Tale disposizione normativa, ai sensi del comma 3 dell'articolo 150 in esame, prevede che la possibilità di restituire le somme al soggetto erogatore al netto delle ritenute IRPEF opera per quelle «restituite dal 1° gennaio 2020», facendo salvi «i rapporti già definiti alla data di entrata in vigore del presente decreto», vale a dire già definiti alla data dal 19 maggio 2020.

La nuova disposizione non trova pertanto applicazione laddove la restituzione dell'indebito, alla data del 19 maggio 2020, sia già avvenuta al lordo o per effetto di pronunce giurisdizionali sia stabilita la restituzione al lordo.

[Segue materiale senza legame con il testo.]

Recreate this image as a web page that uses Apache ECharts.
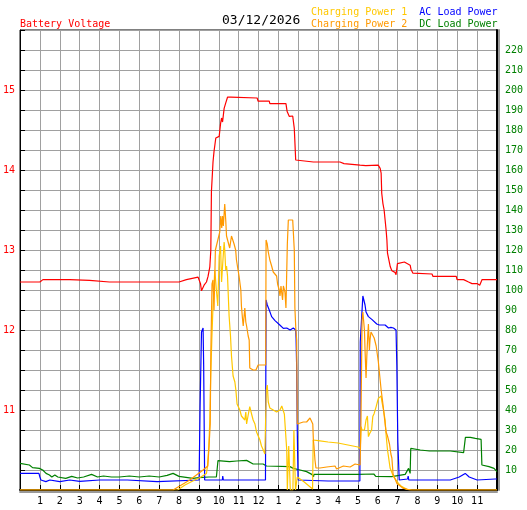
<!DOCTYPE html>
<html><head><meta charset="utf-8">
<script src="https://cdn.jsdelivr.net/npm/echarts@6/dist/echarts.min.js"></script>
<style>html,body{margin:0;padding:0;background:#fff}#c{width:527px;height:510px}</style>
</head><body><div id="c"></div>
<script>
const FONT = 'DejaVu Sans Mono';
const dateText = '03/12/2026';
const hourLabels = ['', '1','2','3','4','5','6','7','8','9','10','11','12','1','2','3','4','5','6','7','8','9','10','11',''];

// Battery Voltage (V, left axis)
const voltT = [0,1.0,1.15,2.5,3.5,4.5,8.0,8.37,8.96,9.08,9.13,9.21,9.26,9.38,9.46,9.55,9.60,9.63,9.68,9.71,9.76,9.85,9.91,10.02,10.09,10.14,10.19,10.27,10.34,10.39,10.44,10.52,10.60,11.93,11.98,12.54,12.57,13.38,13.44,13.55,13.72,13.80,13.87,13.95,14.76,14.80,14.85,16.10,16.3,17.11,17.4,17.5,18.03,18.12,18.17,18.20,18.26,18.32,18.37,18.42,18.46,18.49,18.63,18.71,18.87,18.92,18.99,19.09,19.34,19.39,19.63,19.67,19.77,20.73,20.78,21.95,21.99,22.32,22.40,22.57,22.74,23.00,23.13,23.20,23.25,24.0];
const voltV = [12.60,12.60,12.63,12.63,12.62,12.60,12.60,12.63,12.66,12.58,12.49,12.49,12.56,12.60,12.67,12.79,13.0,13.73,13.96,14.10,14.23,14.40,14.375,14.42,14.58,14.65,14.60,14.77,14.83,14.81,14.91,14.93,14.91,14.90,14.86,14.86,14.83,14.83,14.73,14.67,14.675,14.52,14.125,14.10,14.10,14.11,14.10,14.10,14.08,14.06,14.055,14.06,14.06,14.02,13.96,13.71,13.58,13.50,13.375,13.25,13.125,12.96,12.79,12.74,12.72,12.69,12.83,12.85,12.85,12.83,12.81,12.76,12.71,12.70,12.67,12.67,12.63,12.63,12.62,12.60,12.58,12.58,12.56,12.56,12.63,12.63];

// Charging Power 1 (right axis)
const cp1T = [0,7.93,8.3,8.79,9.1,9.38,9.43,9.50,9.55,9.59,9.65,9.72,9.80,9.88,9.95,10.02,10.09,10.14,10.21,10.27,10.30,10.35,10.39,10.44,10.52,10.59,10.64,10.72,10.81,10.86,10.92,11.06,11.14,11.20,11.31,11.36,11.40,11.48,11.56,11.65,11.73,11.82,11.90,12.07,12.15,12.24,12.32,12.36,12.39,12.44,12.49,12.57,12.66,12.91,13.08,13.17,13.25,13.30,13.38,13.42,13.45,13.49,13.52,13.57,13.60,13.73,13.78,13.83,13.86,13.95,14.3,14.6,14.72,14.75,15.0,15.5,16.0,16.5,17.0,17.12,17.16,17.21,17.27,17.33,17.41,17.48,17.53,17.58,17.64,17.69,17.75,17.82,17.92,17.98,18.03,18.12,18.17,18.21,18.29,18.37,18.42,18.49,18.54,18.62,18.79,19.04,19.21,19.47,19.72,24];
const cp1V = [0,0,2.5,5,6.5,8.3,11.7,21.7,35,55,75,95,110,100,92,117,122,104,115,124,120,110,112,107,87,77,67,57,54,50,43,40,37,38,35,39,33,37.5,41.7,38,35,33,29,25,22,20,18,18,50,52.5,44,41,40,39,40,42,42,38,38,20,0,0,22,22,0,0,30,30,0,6.5,4,1.5,0.5,25,24.7,24,23.5,22.5,21.5,20.8,31.7,30,31,30,35,37,26.7,28,29,30,36.7,38.3,41.7,44,45.8,46.7,47,44,40,35,27.5,20,16.7,11,6.7,3.3,1.7,0.3,0,0];

// Charging Power 2 (right axis)
const cp2T = [0,7.70,8.54,9.21,9.45,9.51,9.57,9.60,9.66,9.71,9.76,9.83,9.87,10.05,10.10,10.15,10.19,10.23,10.30,10.35,10.39,10.55,10.64,10.72,10.77,10.85,10.89,10.97,11.02,11.11,11.14,11.20,11.23,11.31,11.36,11.40,11.48,11.53,11.56,11.73,11.87,11.98,12.36,12.38,12.44,12.49,12.57,12.66,12.74,12.83,12.91,12.96,13.04,13.08,13.13,13.21,13.25,13.33,13.38,13.42,13.45,13.50,13.72,13.76,13.80,13.83,13.88,13.92,13.95,14.05,14.25,14.42,14.51,14.59,14.68,14.73,14.76,14.79,14.84,14.89,15.09,15.43,15.85,15.93,16.27,16.61,16.86,17.11,17.15,17.21,17.25,17.28,17.33,17.36,17.41,17.45,17.50,17.53,17.58,17.61,17.66,17.75,17.82,17.92,18.03,18.12,18.17,18.26,18.37,18.42,18.49,18.59,18.66,18.71,18.77,18.96,19.13,19.29,19.63,24];
const cp2V = [0,0,5,10,12,22,33,68,103,105,90,120,121,129,137,131,137,132,143,135,127,121,127,127,123,120,115,110,107,100,92,85,82,91,84,82,77,75,61,60,60,62.5,62.5,125,123,119,115,112,109,109,107,103,100,97,102,95,102,99,91,90,123,135,135,136,120,91,80,75,33,33,34,34,35,36,35,33,25,22,15,11,11,11.5,12,10.5,12,11.5,13,12.5,30,85,89,88,80,70,56,67,78,83,70,75,79,78,76,72,64,55,50,43,33,29,27,23,18,16,8,3.3,2,0.8,0,0];

// AC Load Power (right axis)
const acT = [0,0.95,1.0,1.05,1.3,1.5,2.0,2.5,3.0,4.0,5.4,5.45,6.9,7.0,9.01,9.06,9.13,9.21,9.24,9.29,10.18,10.2,10.23,12.35,12.38,12.44,12.54,12.66,12.83,12.91,13.07,13.25,13.33,13.42,13.59,13.75,13.87,13.89,13.92,13.95,13.99,15.5,17.10,17.12,17.18,17.25,17.30,17.36,17.41,17.53,17.70,17.78,17.95,18.08,18.15,18.37,18.54,18.66,18.79,18.92,18.96,19.00,19.01,19.05,19.08,19.5,19.53,19.56,21.65,21.7,22.1,22.4,22.6,23.0,23.9,24];
const acV = [8.3,8.3,6.5,5,4.2,5,4.2,5,4.3,5,5,4.2,4.2,5,5,42,79,81,62,5,5,7,5,5,95,92.5,90,86.7,84.7,84,82.5,80.8,80,81,80,81,80,76,61,30,5,4.5,4.5,74,74,97,95,92.5,89,86.7,85.3,85,83,82.5,83.3,82.5,81,81.3,81,80,62,62,24,24,5,5.5,7,5,5,5.8,6.5,8.3,6.5,5,5.5,5.5];

// DC Load Power (right axis)
const dcT = [0,0.47,0.63,0.97,1.14,1.31,1.48,1.6,1.75,1.9,2.0,2.3,2.6,2.9,3.2,3.6,3.9,4.2,4.6,5.0,5.5,6.0,6.5,7.0,7.4,7.7,8.0,8.7,9.0,9.5,9.88,9.96,10.54,10.9,11.4,11.73,12.23,12.4,13.58,13.75,14.09,14.42,14.68,14.77,14.79,17.0,17.8,17.9,18.7,19.38,19.55,19.63,19.66,20.14,20.6,21.65,21.73,22.32,22.41,22.66,22.91,23.2,23.24,23.6,23.85,24.0];
const dcV = [13.3,12.5,11.2,10.8,10,8.3,7.5,6.5,7.5,6.5,7.2,5.8,6.8,6,6.5,7.8,6.5,7,6.5,6.5,7,6.5,7,6.5,7.3,8.3,6.8,5.8,6.2,6.5,6.5,14.7,14.2,14.5,14.8,13,13,12,11.7,10.8,10,9.2,7.8,6.7,7.8,7.8,8,6.8,6.7,7.8,10.8,8.3,20.8,20,19.5,19.5,18.7,18.7,26.3,26.3,25.8,25.3,12.5,11.7,10.8,9.2];

const pairs = (t, v) => t.map((x, i) => [x, v[i]]);

const C = {volt:'#FF0000', cp1:'#FFC800', cp2:'#FF9900', ac:'#0000FF', dc:'#008000'};
const GRID = '#A0A0A0';

const chart = echarts.init(document.getElementById('c'), null, {renderer:'canvas'});
const lineSeries = (name, data, color, yIndex) => ({
  name, type:'line', data, yAxisIndex:yIndex, showSymbol:false, symbol:'none',
  lineStyle:{color, width:1.2}, itemStyle:{color}, animation:false, clip:true
});

chart.setOption({
  animation:false,
  textStyle:{fontFamily:FONT},
  title:{text:dateText, left:222, top:14, padding:0,
    textStyle:{fontSize:13, fontWeight:'normal', color:'#000', fontFamily:FONT}},
  legend:[
    {left:15, top:19, padding:0, itemWidth:0, itemHeight:0, icon:'none', selectedMode:false,
     textStyle:{fontSize:10, fontFamily:FONT},
     data:[{name:'Battery Voltage', textStyle:{color:C.volt}}]},
    {left:306, top:7, padding:0, itemWidth:0, itemHeight:0, itemGap:7, icon:'none', selectedMode:false,
     textStyle:{fontSize:10, fontFamily:FONT},
     data:[{name:'Charging Power 1', textStyle:{color:C.cp1}},{name:'AC Load Power', textStyle:{color:C.ac}}]},
    {left:306, top:19, padding:0, itemWidth:0, itemHeight:0, itemGap:7, icon:'none', selectedMode:false,
     textStyle:{fontSize:10, fontFamily:FONT},
     data:[{name:'Charging Power 2', textStyle:{color:C.cp2}},{name:'DC Load Power', textStyle:{color:C.dc}}]}
  ],
  grid:{left:20, right:30, top:30, bottom:20, show:true, borderColor:'#000', borderWidth:1, backgroundColor:'#fff'},
  xAxis:{type:'value', min:0, max:24, interval:1,
    axisLine:{show:true, lineStyle:{color:'#000', width:2, shadowColor:'#999', shadowOffsetY:2}},
    axisTick:{show:true, inside:true, length:5, lineStyle:{color:'#000'}},
    axisLabel:{margin:6, fontSize:10, color:'#000', fontFamily:FONT,
      formatter:(v)=>hourLabels[Math.round(v)] || ''},
    splitLine:{show:true, lineStyle:{color:GRID, width:1}}},
  yAxis:[
    {type:'value', position:'left', min:10, max:15.75, interval:0.25,
     axisLine:{show:true, lineStyle:{color:'#000', width:1}},
     axisTick:{show:true, inside:true, length:5, lineStyle:{color:'#000'}},
     axisLabel:{margin:5, fontSize:10, color:C.volt, fontFamily:FONT,
       formatter:(v)=> (Math.abs(v-Math.round(v))<1e-9 && v>10.5) ? String(Math.round(v)) : ''},
     splitLine:{show:true, lineStyle:{color:GRID, width:1}}},
    {type:'value', position:'right', min:0, max:230, interval:10,
     axisLine:{show:true, lineStyle:{color:'#000', width:2, shadowColor:'#999', shadowOffsetX:2}},
     axisTick:{show:false},
     axisLabel:{margin:8, fontSize:10, color:C.dc, fontFamily:FONT,
       formatter:(v)=> (v>0 && v<230) ? String(v) : ''},
     splitLine:{show:false}}
  ],
  series:[
    lineSeries('DC Load Power', pairs(dcT, dcV), C.dc, 1),
    lineSeries('AC Load Power', pairs(acT, acV), C.ac, 1),
    lineSeries('Charging Power 1', pairs(cp1T, cp1V), C.cp1, 1),
    lineSeries('Charging Power 2', pairs(cp2T, cp2V), C.cp2, 1),
    lineSeries('Battery Voltage', pairs(voltT, voltV), C.volt, 0)
  ]
});
</script></body></html>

In relazione al caso in esame assume rilevanza la circostanza che il contribuente, secondo quanto rappresentato nell'istanza, abbia optato per il regime c.d. regime forfetario, la cui disciplina è contenuta nella legge 23 dicembre 2014, n. 190 e successive modificazioni.

In particolare, il richiamato articolo 1, commi da 54 a 89, ha introdotto un regime fiscale agevolato, c.d. regime forfetario, rivolto ai contribuenti persone fisiche esercenti attività d'impresa, arti o professioni in possesso di determinati requisiti. L'articolo 1, comma 692, lett. a), legge 27 dicembre 2019, n. 160 (legge di bilancio 2020) ha modificato l'ambito di applicazione del regime forfetario che consente la determinazione forfetaria del reddito da assoggettare a un'unica imposta in sostituzione di quelle ordinariamente dovute.

Il comma 64 dello stesso articolo 1 stabilisce che chi applica il regime forfetario determina «il reddito imponibile applicando all'ammontare dei ricavi o dei compensi percepiti il coefficiente di redditività nella misura indicata nell'allegato n. 4 annesso alla presente legge, diversificata a seconda del codice ATECO che contraddistingue l'attività esercitata». Il predetto comma prosegue affermando che i contributi previdenziali si deducono dal reddito determinato ai sensi del comma 64. Pertanto, successivamente alla percezione delle somme, qualora si opti per tale regime, in assenza di altri redditi, ascrivibili ad altre categorie di reddito di cui all'articolo 6 del TUIR, non è possibile applicare la deduzione di cui all'articolo 10, comma 1, lett. d-bis), del TUIR nell'ipotesi in cui le somme erogate dal sostituto di imposta vengano restituite al sostituto al lordo delle ritenute operate.

Dalla documentazione integrativa, si evince che l'Istante ha restituito ad X con nota di credito, esclusivamente la somma complessiva di euro Y per gli onorari liquidati nelle sentenze di primo grado dei relativi contenziosi senza la relativa restituzione della ritenuta di acconto. Successivamente, X ha comunicato di voler procedere alla compensazione della ritenuta non restituita entro la chiusura dell'esercizio finanziario 2019, con il pagamento delle spese di giudizio della controversia.

Pertanto, tenuto conto che X avrebbe operato nel 2019 la predetta compensazione e che il contribuente possiede anche altri redditi, quest'ultimo potrà far ricorso alla procedura di cui all'articolo 10, lettera d-bis) del TUIR, ai fini della deduzione delle somme restituite al lordo, secondo le modalità sopra rappresentate, ovvero chiederne il rimborso entro il termine biennale decorrente dalla data di scadenza del termine di presentazione della dichiarazione dei redditi relativa al periodo di imposta 2019.